Die Wahlerfolge sprechen eine deutliche Sprache über das wahre Ansehen der Sozialpolitik beiderseits des Atlantiks. In der Stille der Wahlkabine können wir hören, was die Völker wirklich denken. Als der deutsche Kanzler Konrad Adenauer aus dem Nichts eine staatliche Rentenversicherung schuf, die jedem eine Altersabsicherung nahezu in der Höhe seines letzten Lohnes versprach, fuhr er das beste Wahlergebnis der deutschen Geschichte ein. Er eroberte, was seine Partei danach nie mehr eroberte: die absolute Mehrheit der Stimmen und wahrscheinlich auch der Herzen.
Roosevelt hat die aphrodisierende Wirkung von staatlicher Großzügigkeit ebenfalls am eigenen Leib erfahren. Viermal wurde er gewählt, seine Mehrheiten waren über jeden Zweifel erhaben. In den Hinterköpfen von Millionen von Amerikanern ist für ihn noch immer ein kleiner Altarraum eingerichtet, in dem das ewige Licht leuchtet.

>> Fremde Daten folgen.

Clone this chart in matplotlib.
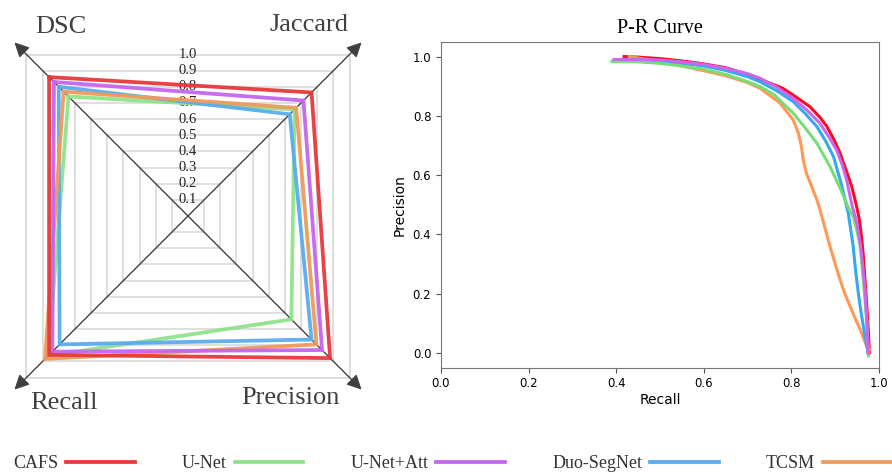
import numpy as np
import matplotlib
matplotlib.use("Agg")
import matplotlib.pyplot as plt
from matplotlib.lines import Line2D

# ---------------- data ----------------
models = ["CAFS", "U-Net", "U-Net+Att", "Duo-SegNet", "TCSM"]
radar_colors = ["#e8383c", "#8ee38a", "#c466ee", "#5aacee", "#f09a5c"]
pr_colors = ["#ff0a24", "#77dd77", "#cc66ee", "#33aaee", "#ff9955"]

metrics = ["DSC", "Jaccard", "Precision", "Recall"]
# values per model in order DSC, Jaccard, Precision, Recall
cafs_vals = [0.86, 0.765, 0.88, 0.86]
unet_vals = [0.74, 0.66, 0.64, 0.865]
unetatt_vals = [0.83, 0.715, 0.83, 0.84]
duo_vals = [0.80, 0.63, 0.765, 0.795]
tcsm_vals = [0.77, 0.67, 0.795, 0.885]
radar_values = [cafs_vals, unet_vals, unetatt_vals, duo_vals, tcsm_vals]
radar_levels = [0.1, 0.2, 0.3, 0.4, 0.5, 0.6, 0.7, 0.8, 0.9, 1.0]

# P-R curves (recall, precision)
cafs_r = [0.418, 0.45, 0.5, 0.55, 0.6, 0.65, 0.7, 0.751, 0.78, 0.804, 0.842, 0.865, 0.881, 0.897,
          0.911, 0.93, 0.938, 0.949, 0.955, 0.96, 0.964, 0.968, 0.972, 0.976, 0.978]
cafs_p = [1.0, 0.998, 0.993, 0.985, 0.975, 0.962, 0.94, 0.91, 0.893, 0.87, 0.831, 0.795, 0.764, 0.72,
          0.674, 0.595, 0.56, 0.494, 0.45, 0.393, 0.33, 0.247, 0.16, 0.067, 0.0]
unet_r = [0.39, 0.45, 0.5, 0.55, 0.6, 0.65, 0.7, 0.728, 0.76, 0.804, 0.83, 0.858, 0.888,
          0.91, 0.93, 0.941, 0.95, 0.957, 0.964, 0.968, 0.972, 0.976]
unet_p = [0.983, 0.982, 0.977, 0.968, 0.957, 0.94, 0.915, 0.899, 0.872, 0.809, 0.762, 0.708, 0.629,
          0.56, 0.49, 0.46, 0.41, 0.36, 0.25, 0.18, 0.11, -0.01]
unetatt_r = [0.395, 0.45, 0.5, 0.55, 0.6, 0.65, 0.7, 0.728, 0.766, 0.804, 0.835, 0.865, 0.885,
             0.903, 0.916, 0.926, 0.938, 0.949, 0.955, 0.96, 0.964, 0.968, 0.973, 0.975]
unetatt_p = [0.99, 0.99, 0.988, 0.982, 0.973, 0.96, 0.942, 0.927, 0.897, 0.859, 0.82, 0.775, 0.73,
             0.685, 0.635, 0.584, 0.50, 0.44, 0.39, 0.337, 0.275, 0.213, 0.079, 0.0]
duo_r = [0.395, 0.45, 0.5, 0.55, 0.6, 0.65, 0.7, 0.728, 0.766, 0.804, 0.83, 0.858, 0.878,
         0.896, 0.913, 0.922, 0.93, 0.936, 0.941, 0.945, 0.949, 0.953, 0.957, 0.962, 0.968, 0.975]
duo_p = [0.987, 0.987, 0.984, 0.977, 0.968, 0.953, 0.932, 0.915, 0.885, 0.848, 0.81, 0.764, 0.715,
         0.663, 0.575, 0.52, 0.47, 0.41, 0.36, 0.30, 0.247, 0.20, 0.157, 0.11, 0.056, 0.0]
tcsm_r = [0.43, 0.45, 0.5, 0.55, 0.6, 0.65, 0.7, 0.728, 0.774, 0.804, 0.816, 0.823, 0.827,
          0.834, 0.846, 0.858, 0.865, 0.875, 0.888, 0.9, 0.911, 0.922, 0.934, 0.946, 0.957, 0.972, 0.978]
tcsm_p = [1.0, 0.995, 0.983, 0.968, 0.952, 0.935, 0.912, 0.893, 0.843, 0.786, 0.741, 0.696, 0.651,
          0.607, 0.562, 0.517, 0.485, 0.43, 0.36, 0.30, 0.247, 0.20, 0.157, 0.115, 0.079, 0.022, 0.01]
pr_recall = [cafs_r, unet_r, unetatt_r, duo_r, tcsm_r]
pr_precision = [cafs_p, unet_p, unetatt_p, duo_p, tcsm_p]

# ---------------- figure ----------------
W, H = 892, 472
fig = plt.figure(figsize=(W / 100, H / 100), dpi=100)
serif = ["Liberation Serif", "DejaVu Serif"]

# radar axes (cartesian, diagonals as axes)
cx, cy, R, unit = 188, 216, 188, 161.5
L = R / unit
ax = fig.add_axes([(cx - R) / W, (H - cy - R) / H, 2 * R / W, 2 * R / H])
ax.set_xlim(-L, L)
ax.set_ylim(-L, L)
ax.axis("off")

dirs = {"DSC": (-1, 1), "Jaccard": (1, 1), "Precision": (1, -1), "Recall": (-1, -1)}

for lv in radar_levels:
    xs = [lv * dirs[m][0] for m in metrics] + [lv * dirs[metrics[0]][0]]
    ys = [lv * dirs[m][1] for m in metrics] + [lv * dirs[metrics[0]][1]]
    ax.plot(xs, ys, color="#d9d9d9", lw=1.2, zorder=1)
    ax.text(0, lv, f"{lv:.1f}", ha="center", va="center", fontsize=10.5,
            family=serif, color="#222222", zorder=2)

tip = 1.075
for m in metrics:
    dx, dy = dirs[m]
    ax.annotate("", xy=(tip * dx, tip * dy), xytext=(0, 0),
                arrowprops=dict(arrowstyle="-|>", color="#404040", lw=1.0,
                                mutation_scale=22, shrinkA=0, shrinkB=0),
                zorder=3)

label_pos = {"DSC": (61, 27), "Jaccard": (309, 25), "Precision": (290, 398), "Recall": (64, 403)}
for m in metrics:
    px, py = label_pos[m]
    ax.text((px - cx) / unit, (cy - py) / unit, m, ha="center", va="center",
            fontsize=19, family=serif, color="#404040")

draw_order = [1, 3, 4, 2, 0]
for i in draw_order:
    vals = radar_values[i]
    xs = [v * dirs[m][0] for v, m in zip(vals, metrics)]
    ys = [v * dirs[m][1] for v, m in zip(vals, metrics)]
    xs.append(xs[0]); ys.append(ys[0])
    ax.plot(xs, ys, color=radar_colors[i], lw=2.7, alpha=0.95, zorder=4,
            solid_joinstyle="miter")

# P-R axes
ax2 = fig.add_axes([441 / W, (H - 367.7) / H, 438 / W, 326 / H])
for i in [0, 4, 3, 1, 2]:
    ax2.plot(pr_recall[i], pr_precision[i], color=pr_colors[i], lw=2.2,
             solid_joinstyle="round")
ax2.set_xlim(0, 1)
ax2.set_ylim(-0.05, 1.05)
ax2.set_xticks([0, 0.2, 0.4, 0.6, 0.8, 1.0])
ax2.set_yticks([0, 0.2, 0.4, 0.6, 0.8, 1.0])
ax2.tick_params(labelsize=8.5, length=3.5, color="#555555")
for s in ax2.spines.values():
    s.set_color("#777777")
ax2.set_xlabel("Recall", fontsize=10, labelpad=2)
ax2.set_ylabel("Precision", fontsize=10, labelpad=4)
ax2.set_title("P-R Curve", fontsize=14.5, family=serif, pad=6)

# legend
handles = [Line2D([], [], color=c, lw=2.7) for c in radar_colors]
leg = fig.legend(handles, models, loc="center left", bbox_to_anchor=(13 / W, 8 / H),
                 ncol=5, frameon=False, markerfirst=False, borderpad=0,
                 borderaxespad=0, handlelength=3.8, handletextpad=0.45,
                 columnspacing=2.6, prop={"family": serif, "size": 13})
for t in leg.get_texts():
    t.set_color("#333333")

fig.savefig("out.png", dpi=100)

Den Beliebtheitsrekord der Mächtigen aber entschied Johnson für sich. Kein Reagan, kein Clinton und kein Obama können ihm das Wasser reichen. Ihn wählten 15 Millionen mehr Menschen als zwei Jahre zuvor den Medienliebling JFK . Und ihn wählten 17 Millionen mehr als seinen Gegenkandidaten Barry Goldwater, der ein würdiger Herausforderer war, weil er in allen Fragen der Wirtschafts-, Sozial- und Steuerpolitik für das genaue Gegenteil eintrat. Er war der letzte Präsidentschaftskandidat, der für die Wiedereinführung des Wolfskapitalismus warb. Plädierte Johnson für Mitgefühl, stand Goldwater für Härte, wollte der Demokrat den Sozialstaat ausbauen, hätte der Republikaner ihn am liebsten abgerissen. Der eine hielt den Kapitalismus für ungenießbar, der andere für eine amerikanische Errungenschaft, die man unbedingt reanimieren sollte. » Ich biete eine Alternative, kein Echo « , pflegte Goldwater zu sagen.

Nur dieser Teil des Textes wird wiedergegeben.